A major element of any cutter deployment is ensuring the galley is adequately staffed to prepare and serve four meals a day to the crew. HEALY, a 420-foot medium icebreaker, was making plans to serve the more than 120 crewmembers and scientists sailing aboard for their 2021 patrol circumnavigating the North American continent across the frigid Arctic through the Northwest Passage then back home through the Panama Canal.
HEALY’s command sought additional culinary specialists to support the increased number of personnel during their deployment. As the Coast Guard is currently short Culinary Specialists, a last minute request for help made it to the U.S. Coast Guard Auxiliary who had members from across the country qualified and immediately vying for the opportunity to assist.
Two Auxiliarists who answered the call to join HEALY for their Arctic expedition were first class culinary assistants Pat Wolcott and Joe Woodbury.
Wolcott, a retired Air Force chief master sergeant and a retired police officer, is not a stranger to underway life or working in the kitchen. Wolcott deployed aboard HEALY for their 2019 Arctic patrol and years ago, he and his wife owned a diner for 10 years in their hometown of Logan, Utah. Wolcott met HEALY in their Seattle Homeport and went to work right away.
Woodbury, a retired Army Lt. Colonel, from Lake City, South Carolina, joined HEALY a few weeks later in Seward, Alaska. They’ll both sail aboard serving hot meals to the crew until the cutter returns home to Seattle in late fall.
The two, along with HEALY’s galley staff, spend seven days a week slicing, dicing, baking, grilling, prepping and serving food to the crew. Wolcott and Woodbury estimate by the end of the patrol, they’ll have prepared and or served more than 20,000 meals.
“A ship’s morale starts in the galley,” said Wolcott. “Our job, beside integrating into the ship’s company and routine, is to allow that morale to foster with the first meal of that person’s day. We do this by a cheerful greeting, and acknowledgement of how glad we are to see them.”
By the end of HEALY’s patrol, Wolcott will have spent 277 days in 2021 cooking aboard Coast Guard cutters.
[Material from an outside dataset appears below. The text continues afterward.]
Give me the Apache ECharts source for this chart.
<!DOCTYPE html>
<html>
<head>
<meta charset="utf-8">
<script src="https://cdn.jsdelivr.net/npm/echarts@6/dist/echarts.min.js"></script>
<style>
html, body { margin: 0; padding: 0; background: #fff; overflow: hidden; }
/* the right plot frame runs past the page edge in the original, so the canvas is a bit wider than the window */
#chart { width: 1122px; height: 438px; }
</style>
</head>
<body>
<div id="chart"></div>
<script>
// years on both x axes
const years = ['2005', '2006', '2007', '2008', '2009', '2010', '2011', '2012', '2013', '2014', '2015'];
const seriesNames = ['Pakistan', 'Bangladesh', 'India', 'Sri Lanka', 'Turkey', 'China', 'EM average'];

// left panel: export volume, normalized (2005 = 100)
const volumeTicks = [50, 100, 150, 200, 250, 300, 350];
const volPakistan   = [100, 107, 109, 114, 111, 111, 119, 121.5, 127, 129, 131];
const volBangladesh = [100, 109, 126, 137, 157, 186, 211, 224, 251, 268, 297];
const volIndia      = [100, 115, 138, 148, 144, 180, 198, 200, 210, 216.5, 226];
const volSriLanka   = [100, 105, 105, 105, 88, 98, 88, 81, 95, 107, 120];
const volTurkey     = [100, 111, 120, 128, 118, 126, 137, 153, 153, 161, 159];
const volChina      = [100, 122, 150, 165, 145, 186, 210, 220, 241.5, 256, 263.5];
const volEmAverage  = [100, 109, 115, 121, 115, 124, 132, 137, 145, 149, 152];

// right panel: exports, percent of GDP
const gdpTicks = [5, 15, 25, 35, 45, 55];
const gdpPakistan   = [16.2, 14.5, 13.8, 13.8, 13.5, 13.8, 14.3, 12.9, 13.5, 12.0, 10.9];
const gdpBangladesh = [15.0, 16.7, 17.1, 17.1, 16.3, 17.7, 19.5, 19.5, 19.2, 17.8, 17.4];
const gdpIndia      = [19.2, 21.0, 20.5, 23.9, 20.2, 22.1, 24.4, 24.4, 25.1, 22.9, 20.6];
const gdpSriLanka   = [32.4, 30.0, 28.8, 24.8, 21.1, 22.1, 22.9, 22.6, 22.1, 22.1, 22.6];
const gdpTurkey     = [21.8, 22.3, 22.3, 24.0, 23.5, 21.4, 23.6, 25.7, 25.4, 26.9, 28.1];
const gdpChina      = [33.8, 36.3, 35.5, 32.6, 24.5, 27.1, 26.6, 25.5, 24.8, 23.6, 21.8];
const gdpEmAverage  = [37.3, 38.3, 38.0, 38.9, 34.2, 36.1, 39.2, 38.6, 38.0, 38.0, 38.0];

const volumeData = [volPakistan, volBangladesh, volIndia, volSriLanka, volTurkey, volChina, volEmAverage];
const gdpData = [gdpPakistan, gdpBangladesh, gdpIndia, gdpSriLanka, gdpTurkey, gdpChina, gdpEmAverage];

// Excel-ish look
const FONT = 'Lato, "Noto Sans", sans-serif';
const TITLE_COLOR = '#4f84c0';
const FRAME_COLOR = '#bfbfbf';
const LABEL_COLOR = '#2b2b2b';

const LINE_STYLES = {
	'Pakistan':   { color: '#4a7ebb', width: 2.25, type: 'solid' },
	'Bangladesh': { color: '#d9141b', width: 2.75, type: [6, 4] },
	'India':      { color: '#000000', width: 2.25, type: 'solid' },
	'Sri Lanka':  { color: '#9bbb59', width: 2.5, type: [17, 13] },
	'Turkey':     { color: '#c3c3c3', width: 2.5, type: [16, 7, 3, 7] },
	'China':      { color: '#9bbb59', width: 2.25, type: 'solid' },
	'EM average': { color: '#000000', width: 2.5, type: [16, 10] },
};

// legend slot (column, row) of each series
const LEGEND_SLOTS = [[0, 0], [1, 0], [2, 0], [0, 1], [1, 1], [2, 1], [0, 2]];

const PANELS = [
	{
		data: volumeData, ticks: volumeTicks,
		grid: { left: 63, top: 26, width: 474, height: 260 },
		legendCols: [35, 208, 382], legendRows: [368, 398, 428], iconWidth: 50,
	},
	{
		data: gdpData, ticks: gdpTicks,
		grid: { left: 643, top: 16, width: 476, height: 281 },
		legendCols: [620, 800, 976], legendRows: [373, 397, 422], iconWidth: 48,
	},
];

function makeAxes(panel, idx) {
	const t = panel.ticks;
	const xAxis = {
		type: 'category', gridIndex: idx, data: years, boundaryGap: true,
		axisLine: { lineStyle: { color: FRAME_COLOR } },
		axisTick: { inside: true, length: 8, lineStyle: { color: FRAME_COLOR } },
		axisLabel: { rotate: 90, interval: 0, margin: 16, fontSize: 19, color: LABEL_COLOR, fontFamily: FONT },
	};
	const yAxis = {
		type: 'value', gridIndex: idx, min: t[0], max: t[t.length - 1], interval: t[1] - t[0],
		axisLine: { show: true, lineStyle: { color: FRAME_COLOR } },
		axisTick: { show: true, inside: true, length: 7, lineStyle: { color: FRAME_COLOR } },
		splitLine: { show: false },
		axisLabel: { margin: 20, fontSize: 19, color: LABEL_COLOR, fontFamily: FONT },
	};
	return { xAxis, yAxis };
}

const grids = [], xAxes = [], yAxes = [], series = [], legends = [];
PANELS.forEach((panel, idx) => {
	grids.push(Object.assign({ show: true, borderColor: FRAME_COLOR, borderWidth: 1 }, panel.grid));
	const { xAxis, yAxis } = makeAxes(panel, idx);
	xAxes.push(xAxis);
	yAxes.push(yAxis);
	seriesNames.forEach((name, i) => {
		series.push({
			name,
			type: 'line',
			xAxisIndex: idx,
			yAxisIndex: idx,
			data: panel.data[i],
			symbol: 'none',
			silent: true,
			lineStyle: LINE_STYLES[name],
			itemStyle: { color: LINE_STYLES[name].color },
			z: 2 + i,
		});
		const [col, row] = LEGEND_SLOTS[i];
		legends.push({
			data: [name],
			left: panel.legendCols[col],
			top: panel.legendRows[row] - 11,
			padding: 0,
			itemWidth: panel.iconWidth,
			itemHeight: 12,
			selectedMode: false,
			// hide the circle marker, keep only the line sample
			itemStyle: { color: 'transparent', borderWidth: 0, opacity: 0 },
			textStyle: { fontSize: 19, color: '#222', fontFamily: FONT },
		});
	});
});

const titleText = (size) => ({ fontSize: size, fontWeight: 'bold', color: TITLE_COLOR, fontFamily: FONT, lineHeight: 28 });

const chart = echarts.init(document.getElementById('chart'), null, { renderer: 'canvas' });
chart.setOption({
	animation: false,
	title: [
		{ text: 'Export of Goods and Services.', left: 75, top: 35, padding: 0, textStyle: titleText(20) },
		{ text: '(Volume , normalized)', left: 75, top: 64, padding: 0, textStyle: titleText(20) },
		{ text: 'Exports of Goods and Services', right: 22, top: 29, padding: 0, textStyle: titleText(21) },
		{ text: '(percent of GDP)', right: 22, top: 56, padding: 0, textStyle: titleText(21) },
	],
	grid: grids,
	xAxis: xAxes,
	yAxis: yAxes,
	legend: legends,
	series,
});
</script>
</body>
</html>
Prior to meeting HEALY in Seattle, he spent more than two months cooking aboard the Coast Guard Cutter Bluebell in Portland, Ore., for their crew of 15.
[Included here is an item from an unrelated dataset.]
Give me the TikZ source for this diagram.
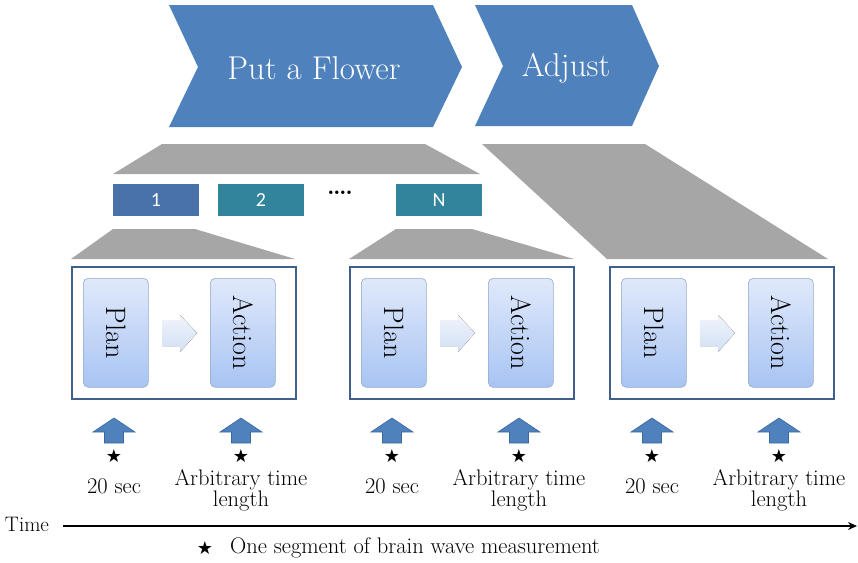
\documentclass[tikz,border=0pt]{standalone}
\usepackage{fontspec}
\newfontfamily\carlito{Carlito}
\newfontfamily\dejavu{DejaVu Sans}
\usetikzlibrary{arrows.meta}
\definecolor{chev}{HTML}{4F81BD}
\definecolor{grayfill}{HTML}{A6A6A6}
\definecolor{segone}{HTML}{4A72AA}
\definecolor{segteal}{HTML}{31849B}
\definecolor{boxblue}{HTML}{3F5F8F}
\definecolor{stagetop}{HTML}{E0E9FB}
\definecolor{stagebot}{HTML}{A8C4F3}
\definecolor{stageborder}{HTML}{94A9C9}
\definecolor{flowtop}{HTML}{F0F4FB}
\definecolor{flowbot}{HTML}{D2DFF4}
\definecolor{uparrowline}{HTML}{3A679E}
\tikzset{
  chevron/.style={fill=chev, draw=none},
  graybar/.style={fill=grayfill, draw=none},
  segbox/.style={draw=boxblue, line width=1.6pt, minimum width=224pt, minimum height=132pt, inner sep=0pt, anchor=north west},
  stagebox/.style={draw=stageborder, line width=0.6pt, rounded corners=5pt, top color=stagetop, bottom color=stagebot, minimum width=65pt, minimum height=109pt, inner sep=0pt, anchor=north west},
  stagetext/.style={font=\fontsize{28}{30}\selectfont, rotate=-90, inner sep=0pt},
  flowarrow/.style={top color=flowtop, bottom color=flowbot, draw=none},
  uparrow/.style={fill=chev, draw=uparrowline, line width=0.6pt},
  numbox/.style={minimum width=86pt, minimum height=32pt, inner sep=0pt, text=white, font=\carlito\fontsize{20}{22}\selectfont},
  chevtext/.style={text=white, font=\fontsize{33}{36}\selectfont},
  startext/.style={font=\dejavu\fontsize{18}{18}\selectfont, inner sep=0pt},
  lbl/.style={font=\fontsize{22.5}{21}\selectfont, align=center, inner sep=0pt},
}
\begin{document}
\begin{tikzpicture}[x=1pt,y=-1pt]
\useasboundingbox (0,0) rectangle (858,562);
% chevrons
\fill[chevron] (169,5) -- (433,5) -- (462,67) -- (433,127) -- (169,127) -- (198,67) -- cycle;
\fill[chevron] (475,5) -- (632,5) -- (659,66) -- (632,126) -- (475,126) -- (503,66) -- cycle;
\node[chevtext] (flower) at (314,68) {Put a Flower};
\node[chevtext] (adjust) at (566,68) {Adjust};
% gray fans
\fill[graybar] (162,144) -- (425,144) -- (480,174) -- (113,174) -- cycle;
\fill[graybar] (482,144) -- (645,144) -- (828,259) -- (607,259) -- cycle;
\fill[graybar] (113,229) -- (195,229) -- (295,259) -- (71,259) -- cycle;
\fill[graybar] (396,229) -- (472,229) -- (574,259) -- (349,259) -- cycle;
% numbered segments
\node[numbox, fill=segone] (n1) at (156,200) {1};
\node[numbox, fill=segteal] (n2) at (261,200) {2};
\node[font=\carlito\fontsize{24}{24}\selectfont, inner sep=0pt] (dots) at (340,195) {····};
\node[numbox, fill=segteal] (nN) at (439,200) {N};
% three segment boxes
\foreach \l/\n in {71/a,349/b,609/c}{
  \node[segbox] (box\n) at (\l,266) {};
  \node[stagebox] (plan\n) at (\l+12,278) {};
  \node[stagetext] (plantext\n) at (plan\n.center) {Plan};
  \node[stagebox] (act\n) at (\l+139,278) {};
  \node[stagetext] (acttext\n) at (act\n.center) {Action};
  \fill[flowarrow] (\l+91,320) -- (\l+109,320) -- (\l+109,315) -- (\l+126,333) -- (\l+109,352) -- (\l+109,346) -- (\l+91,346) -- cycle;
  \foreach \c/\m in {43/p,170/q}{
    \begin{scope}[shift={(\l+\c,443)}]
      \draw[uparrow] (0,-25) -- (21,-11) -- (9.5,-11) -- (9.5,0) -- (-9.5,0) -- (-9.5,-11) -- (-21,-11) -- cycle;
    \end{scope}
    \node[startext] (star\n\m) at (\l+\c,456) {★};
  }
  \node[lbl] (sec\n) at (\l+43,486) {20 sec};
  \node[lbl] (arb\n) at (\l+170,490) {Arbitrary time\\length};
}
% time axis
\node[font=\fontsize{21}{22}\selectfont, inner sep=0pt] (time) at (27,524) {Time};
\coordinate (tstart) at (63,526);
\coordinate (tend) at (857,526);
\draw[line width=1.8pt, -{Stealth[length=9pt,width=8pt]}] (tstart) -- (tend);
% legend
\node[startext] (legstar) at (205,548) {★};
\node[font=\fontsize{22.5}{24}\selectfont, anchor=west, inner sep=0pt] (legend) at (230,548) {One segment of brain wave measurement};
\end{tikzpicture}
\end{document}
An opportunity circumnavigating North America has been a once-in-a-lifetime experience for Wolcott and Woodbury.
In Woodbury’s eleven years in the Auxiliary, he’s cooked aboard the Coast Guard Cutters HAMILTON, JAMES and ANVIL, and at Stations Charlestown and Georgetown. But reading the opportunity to cook aboard HEALY for this patrol was unlike any he’d seen before.
“From the second I saw the request for culinary assistants aboard HEALY, I began calling and emailing everyone across the country to get a spot aboard for their journey around North America,” said Woodbury. “It was a surreal experience to read HEALY was going across the Arctic and around the continent with the unique combination of crewmembers and civilian scientists aboard. Every day I wake up aboard, I still feel like it’s surreal to be here.”
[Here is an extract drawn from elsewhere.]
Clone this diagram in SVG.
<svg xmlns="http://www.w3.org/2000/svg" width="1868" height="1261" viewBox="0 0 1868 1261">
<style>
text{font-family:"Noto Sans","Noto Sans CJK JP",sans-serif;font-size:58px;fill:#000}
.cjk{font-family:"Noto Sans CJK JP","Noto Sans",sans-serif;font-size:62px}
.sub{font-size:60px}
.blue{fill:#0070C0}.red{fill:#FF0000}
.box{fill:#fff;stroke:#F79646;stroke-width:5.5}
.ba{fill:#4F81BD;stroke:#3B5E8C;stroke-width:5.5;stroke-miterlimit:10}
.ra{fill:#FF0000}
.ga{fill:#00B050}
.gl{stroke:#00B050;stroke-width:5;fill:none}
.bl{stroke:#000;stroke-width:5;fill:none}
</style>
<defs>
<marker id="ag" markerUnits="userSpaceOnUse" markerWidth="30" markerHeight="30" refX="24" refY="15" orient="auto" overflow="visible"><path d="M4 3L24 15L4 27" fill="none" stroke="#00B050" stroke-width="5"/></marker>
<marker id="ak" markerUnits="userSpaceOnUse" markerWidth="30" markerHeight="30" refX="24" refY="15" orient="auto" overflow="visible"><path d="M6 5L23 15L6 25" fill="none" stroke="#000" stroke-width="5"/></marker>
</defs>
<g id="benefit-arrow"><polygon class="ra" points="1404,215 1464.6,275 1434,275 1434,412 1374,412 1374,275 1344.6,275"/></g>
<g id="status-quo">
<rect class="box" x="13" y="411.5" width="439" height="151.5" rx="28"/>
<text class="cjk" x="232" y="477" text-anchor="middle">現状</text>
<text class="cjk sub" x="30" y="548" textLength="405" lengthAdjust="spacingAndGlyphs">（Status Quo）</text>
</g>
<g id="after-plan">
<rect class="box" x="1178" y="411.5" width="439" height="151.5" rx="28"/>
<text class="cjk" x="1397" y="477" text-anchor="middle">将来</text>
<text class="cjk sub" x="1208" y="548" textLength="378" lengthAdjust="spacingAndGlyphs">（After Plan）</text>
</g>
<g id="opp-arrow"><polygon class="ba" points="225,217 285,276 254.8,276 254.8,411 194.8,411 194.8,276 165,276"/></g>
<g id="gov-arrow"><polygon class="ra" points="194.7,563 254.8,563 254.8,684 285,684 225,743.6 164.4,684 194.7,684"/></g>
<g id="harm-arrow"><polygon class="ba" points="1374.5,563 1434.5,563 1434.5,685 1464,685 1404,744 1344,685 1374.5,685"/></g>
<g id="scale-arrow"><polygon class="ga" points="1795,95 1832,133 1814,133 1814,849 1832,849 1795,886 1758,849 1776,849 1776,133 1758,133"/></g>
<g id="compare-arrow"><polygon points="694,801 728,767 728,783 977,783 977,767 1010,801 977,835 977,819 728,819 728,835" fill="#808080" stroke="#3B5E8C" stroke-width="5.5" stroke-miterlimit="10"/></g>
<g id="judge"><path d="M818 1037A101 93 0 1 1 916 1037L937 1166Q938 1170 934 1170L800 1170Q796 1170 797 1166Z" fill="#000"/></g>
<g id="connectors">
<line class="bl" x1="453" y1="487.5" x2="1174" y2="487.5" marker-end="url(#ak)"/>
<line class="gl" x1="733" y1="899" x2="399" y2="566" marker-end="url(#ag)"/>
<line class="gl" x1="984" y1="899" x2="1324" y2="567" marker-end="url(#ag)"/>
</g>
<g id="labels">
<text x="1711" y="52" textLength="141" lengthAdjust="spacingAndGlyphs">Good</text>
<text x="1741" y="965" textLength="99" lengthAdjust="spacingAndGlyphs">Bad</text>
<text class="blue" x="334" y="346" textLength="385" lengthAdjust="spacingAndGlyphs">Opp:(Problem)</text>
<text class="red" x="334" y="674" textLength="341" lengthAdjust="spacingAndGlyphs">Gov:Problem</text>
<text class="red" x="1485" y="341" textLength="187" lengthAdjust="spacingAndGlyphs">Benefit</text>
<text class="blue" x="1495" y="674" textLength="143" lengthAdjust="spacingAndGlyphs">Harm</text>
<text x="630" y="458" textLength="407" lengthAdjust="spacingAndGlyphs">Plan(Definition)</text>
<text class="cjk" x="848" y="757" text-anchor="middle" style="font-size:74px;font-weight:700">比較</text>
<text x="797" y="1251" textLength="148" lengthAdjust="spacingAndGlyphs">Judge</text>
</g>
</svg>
Coast Guard Auxiliarists, like Wolcott and Woodbury, augment and assist active-duty crews across the Coast Guard. From serving as watchstanders at small boat stations, to conducting vessel safety exams, to serving aboard cutters, their contributions are widespread and significant. HEALY’s galley would have been significantly under staffed during this patrol had it not been for the tremendous efforts of Wolcott and Woodbury who upended their lives on short notice to answer the call. They, like so many Auxiliarists, are such an important part of the Coast Guard.
“The Auxiliary’s culinary assistant program’s main mission is to support the Coast Guard in their galleys whether it is a land unit, aboard a cutter in port or at sea,” said Paulette Parent, the Coast Guard Auxiliary’s national director for the culinary assistant’s program. “Currently there are nearly 300 active members in the program encompassing all Coast Guard districts. The dedication and enthusiasm of the Auxiliary culinary assistants who support the Coast Guard is a tribute to our program. The ever-increasing requests for assistance from the Coast Guard reflects well on the program and we are proud to support our active duty shipmates.”
Though the days are long and the work at times seems never-ending, Wolcott and Woodbury are happy for the opportunity to interact with everyone throughout the day as one after another pass their plates over for a serving of the day’s hot meals and a warm smile.